## Requirement
Check each line below for the word "seaborn" and give the number of lines that have it, nothing more.

## Data for this task
[Begin]
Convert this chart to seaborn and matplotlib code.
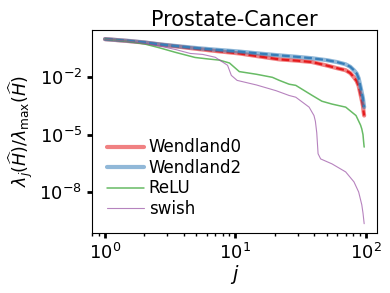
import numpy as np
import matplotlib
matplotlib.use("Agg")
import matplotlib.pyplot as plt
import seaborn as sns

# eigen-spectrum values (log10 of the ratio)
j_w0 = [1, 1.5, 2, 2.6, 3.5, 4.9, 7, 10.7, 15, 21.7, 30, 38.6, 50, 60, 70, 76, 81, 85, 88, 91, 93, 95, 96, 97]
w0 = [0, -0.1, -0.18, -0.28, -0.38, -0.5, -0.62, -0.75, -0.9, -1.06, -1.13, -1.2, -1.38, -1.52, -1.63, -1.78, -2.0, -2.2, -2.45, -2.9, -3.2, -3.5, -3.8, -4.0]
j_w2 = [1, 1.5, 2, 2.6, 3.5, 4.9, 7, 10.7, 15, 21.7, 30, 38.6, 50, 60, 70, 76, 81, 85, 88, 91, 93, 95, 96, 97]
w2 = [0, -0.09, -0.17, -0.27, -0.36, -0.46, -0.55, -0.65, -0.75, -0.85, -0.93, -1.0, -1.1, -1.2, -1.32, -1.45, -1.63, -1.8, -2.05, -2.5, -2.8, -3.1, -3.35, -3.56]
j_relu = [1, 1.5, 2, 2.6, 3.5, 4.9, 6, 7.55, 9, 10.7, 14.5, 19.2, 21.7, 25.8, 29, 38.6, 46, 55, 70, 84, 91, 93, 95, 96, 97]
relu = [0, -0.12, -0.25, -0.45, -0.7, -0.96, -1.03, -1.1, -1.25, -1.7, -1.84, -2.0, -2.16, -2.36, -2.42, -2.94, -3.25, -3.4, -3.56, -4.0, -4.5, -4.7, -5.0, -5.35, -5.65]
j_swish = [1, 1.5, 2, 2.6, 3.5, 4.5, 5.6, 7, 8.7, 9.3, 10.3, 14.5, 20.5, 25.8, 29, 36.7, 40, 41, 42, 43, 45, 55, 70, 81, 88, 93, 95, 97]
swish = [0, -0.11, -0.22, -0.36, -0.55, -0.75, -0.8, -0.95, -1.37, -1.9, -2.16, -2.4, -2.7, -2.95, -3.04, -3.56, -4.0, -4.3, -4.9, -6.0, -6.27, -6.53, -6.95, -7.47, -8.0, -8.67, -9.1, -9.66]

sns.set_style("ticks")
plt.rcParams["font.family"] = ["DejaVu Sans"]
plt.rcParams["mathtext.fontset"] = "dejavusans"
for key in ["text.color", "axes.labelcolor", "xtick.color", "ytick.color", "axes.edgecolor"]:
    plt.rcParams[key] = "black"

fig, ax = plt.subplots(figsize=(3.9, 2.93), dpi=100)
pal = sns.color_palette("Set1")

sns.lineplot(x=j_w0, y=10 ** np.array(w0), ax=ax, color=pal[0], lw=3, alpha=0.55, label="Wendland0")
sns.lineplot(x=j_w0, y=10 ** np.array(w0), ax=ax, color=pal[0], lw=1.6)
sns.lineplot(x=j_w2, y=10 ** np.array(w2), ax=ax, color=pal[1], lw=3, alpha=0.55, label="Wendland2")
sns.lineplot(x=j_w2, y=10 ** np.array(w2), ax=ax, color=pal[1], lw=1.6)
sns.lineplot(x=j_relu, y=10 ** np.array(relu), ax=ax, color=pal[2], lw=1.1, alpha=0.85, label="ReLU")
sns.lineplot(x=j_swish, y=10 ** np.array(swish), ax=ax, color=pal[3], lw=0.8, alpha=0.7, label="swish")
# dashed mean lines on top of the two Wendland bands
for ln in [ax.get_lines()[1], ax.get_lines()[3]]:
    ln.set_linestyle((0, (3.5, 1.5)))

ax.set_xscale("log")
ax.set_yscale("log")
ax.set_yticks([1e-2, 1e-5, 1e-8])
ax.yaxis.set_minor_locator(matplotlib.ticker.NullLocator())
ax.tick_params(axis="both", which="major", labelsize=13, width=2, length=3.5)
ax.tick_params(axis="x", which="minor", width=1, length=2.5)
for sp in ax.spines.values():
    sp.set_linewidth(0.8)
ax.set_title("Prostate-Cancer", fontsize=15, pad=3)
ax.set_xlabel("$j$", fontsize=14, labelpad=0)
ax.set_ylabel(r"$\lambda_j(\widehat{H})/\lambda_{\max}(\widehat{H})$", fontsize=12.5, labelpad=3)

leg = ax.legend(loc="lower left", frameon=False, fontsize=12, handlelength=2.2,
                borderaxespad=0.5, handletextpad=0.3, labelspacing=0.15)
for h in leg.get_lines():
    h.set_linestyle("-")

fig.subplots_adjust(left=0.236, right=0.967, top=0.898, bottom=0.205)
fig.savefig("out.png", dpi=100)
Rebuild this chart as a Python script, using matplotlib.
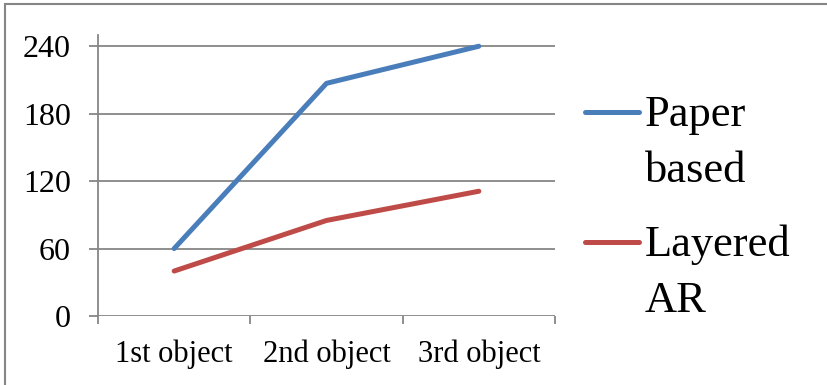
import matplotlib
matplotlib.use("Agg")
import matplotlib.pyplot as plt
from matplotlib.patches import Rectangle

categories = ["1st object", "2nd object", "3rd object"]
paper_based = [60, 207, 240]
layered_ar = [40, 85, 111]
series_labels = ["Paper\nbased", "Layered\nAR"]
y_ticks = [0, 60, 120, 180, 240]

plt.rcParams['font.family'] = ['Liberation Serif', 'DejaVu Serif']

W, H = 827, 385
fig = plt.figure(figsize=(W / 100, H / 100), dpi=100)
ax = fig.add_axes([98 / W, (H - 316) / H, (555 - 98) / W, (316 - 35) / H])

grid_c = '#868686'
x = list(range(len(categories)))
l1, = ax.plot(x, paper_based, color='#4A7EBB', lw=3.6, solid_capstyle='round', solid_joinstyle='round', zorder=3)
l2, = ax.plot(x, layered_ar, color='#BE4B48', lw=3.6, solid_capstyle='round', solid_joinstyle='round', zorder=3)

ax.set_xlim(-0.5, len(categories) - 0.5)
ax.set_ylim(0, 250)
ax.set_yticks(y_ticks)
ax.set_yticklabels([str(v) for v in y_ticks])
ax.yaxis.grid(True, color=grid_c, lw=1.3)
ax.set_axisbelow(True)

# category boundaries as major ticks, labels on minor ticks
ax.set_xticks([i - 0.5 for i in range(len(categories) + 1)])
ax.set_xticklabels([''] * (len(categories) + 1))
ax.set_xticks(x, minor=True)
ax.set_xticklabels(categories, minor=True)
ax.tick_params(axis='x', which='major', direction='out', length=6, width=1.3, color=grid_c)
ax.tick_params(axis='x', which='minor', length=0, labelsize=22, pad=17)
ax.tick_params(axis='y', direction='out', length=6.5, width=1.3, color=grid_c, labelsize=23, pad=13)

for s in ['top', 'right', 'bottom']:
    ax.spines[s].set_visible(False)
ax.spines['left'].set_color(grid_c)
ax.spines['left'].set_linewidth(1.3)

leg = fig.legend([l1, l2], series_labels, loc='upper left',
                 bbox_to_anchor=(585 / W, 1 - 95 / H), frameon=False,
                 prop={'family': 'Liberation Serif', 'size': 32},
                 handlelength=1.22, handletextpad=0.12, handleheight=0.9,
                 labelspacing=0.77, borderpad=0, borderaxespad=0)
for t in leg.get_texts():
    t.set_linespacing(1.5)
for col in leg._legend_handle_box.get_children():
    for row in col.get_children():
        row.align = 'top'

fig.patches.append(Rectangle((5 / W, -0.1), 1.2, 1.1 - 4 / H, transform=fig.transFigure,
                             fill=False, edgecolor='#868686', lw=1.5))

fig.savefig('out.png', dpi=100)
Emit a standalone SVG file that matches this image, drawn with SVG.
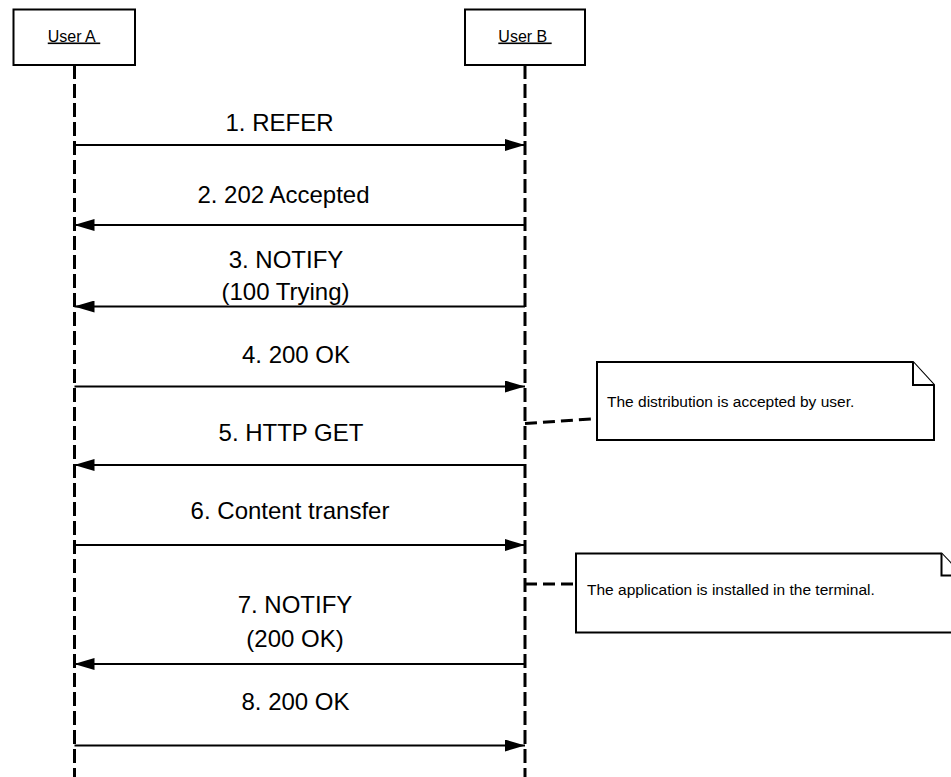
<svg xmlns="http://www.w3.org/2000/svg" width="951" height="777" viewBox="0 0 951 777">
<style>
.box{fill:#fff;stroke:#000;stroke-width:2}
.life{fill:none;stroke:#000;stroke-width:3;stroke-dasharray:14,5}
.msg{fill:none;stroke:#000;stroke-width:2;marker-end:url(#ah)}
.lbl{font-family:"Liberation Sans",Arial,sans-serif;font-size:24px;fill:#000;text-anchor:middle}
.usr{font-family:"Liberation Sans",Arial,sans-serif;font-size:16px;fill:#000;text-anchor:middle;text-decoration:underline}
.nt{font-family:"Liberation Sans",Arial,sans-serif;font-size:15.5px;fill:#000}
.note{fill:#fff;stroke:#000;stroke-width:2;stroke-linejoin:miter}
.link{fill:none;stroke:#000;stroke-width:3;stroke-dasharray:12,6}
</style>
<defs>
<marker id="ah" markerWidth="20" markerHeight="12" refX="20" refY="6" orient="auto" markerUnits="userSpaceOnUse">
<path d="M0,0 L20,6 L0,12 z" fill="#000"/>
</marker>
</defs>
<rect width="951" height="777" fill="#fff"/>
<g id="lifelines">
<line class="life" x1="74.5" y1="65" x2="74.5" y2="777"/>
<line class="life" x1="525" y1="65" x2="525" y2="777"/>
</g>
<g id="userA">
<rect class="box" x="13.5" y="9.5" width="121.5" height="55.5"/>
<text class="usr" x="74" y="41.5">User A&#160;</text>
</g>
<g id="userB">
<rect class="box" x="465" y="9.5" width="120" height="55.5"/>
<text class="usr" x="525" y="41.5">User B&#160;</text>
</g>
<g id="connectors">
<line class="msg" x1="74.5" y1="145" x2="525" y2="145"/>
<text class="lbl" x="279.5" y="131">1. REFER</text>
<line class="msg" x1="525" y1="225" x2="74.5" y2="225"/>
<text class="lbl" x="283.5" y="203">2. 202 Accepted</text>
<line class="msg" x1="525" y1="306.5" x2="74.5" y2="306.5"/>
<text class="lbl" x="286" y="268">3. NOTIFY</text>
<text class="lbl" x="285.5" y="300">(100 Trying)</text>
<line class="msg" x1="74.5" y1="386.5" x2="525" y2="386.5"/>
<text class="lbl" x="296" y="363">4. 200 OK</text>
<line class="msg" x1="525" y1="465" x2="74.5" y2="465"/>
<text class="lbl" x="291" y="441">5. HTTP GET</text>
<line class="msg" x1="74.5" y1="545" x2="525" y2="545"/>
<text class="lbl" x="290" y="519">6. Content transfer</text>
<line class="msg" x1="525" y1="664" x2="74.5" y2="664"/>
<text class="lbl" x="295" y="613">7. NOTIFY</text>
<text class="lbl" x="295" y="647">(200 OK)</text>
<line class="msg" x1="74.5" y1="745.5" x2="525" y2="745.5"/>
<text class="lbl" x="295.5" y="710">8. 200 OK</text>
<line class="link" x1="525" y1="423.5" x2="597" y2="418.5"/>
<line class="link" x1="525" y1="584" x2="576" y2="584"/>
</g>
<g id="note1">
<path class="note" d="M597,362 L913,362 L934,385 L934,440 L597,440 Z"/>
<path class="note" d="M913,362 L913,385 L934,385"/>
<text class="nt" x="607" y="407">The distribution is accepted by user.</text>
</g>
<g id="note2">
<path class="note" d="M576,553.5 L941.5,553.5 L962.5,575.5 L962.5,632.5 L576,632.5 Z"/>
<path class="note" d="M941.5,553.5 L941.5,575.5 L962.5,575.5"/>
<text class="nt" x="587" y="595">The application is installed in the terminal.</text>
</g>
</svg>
[End]
## The reply
2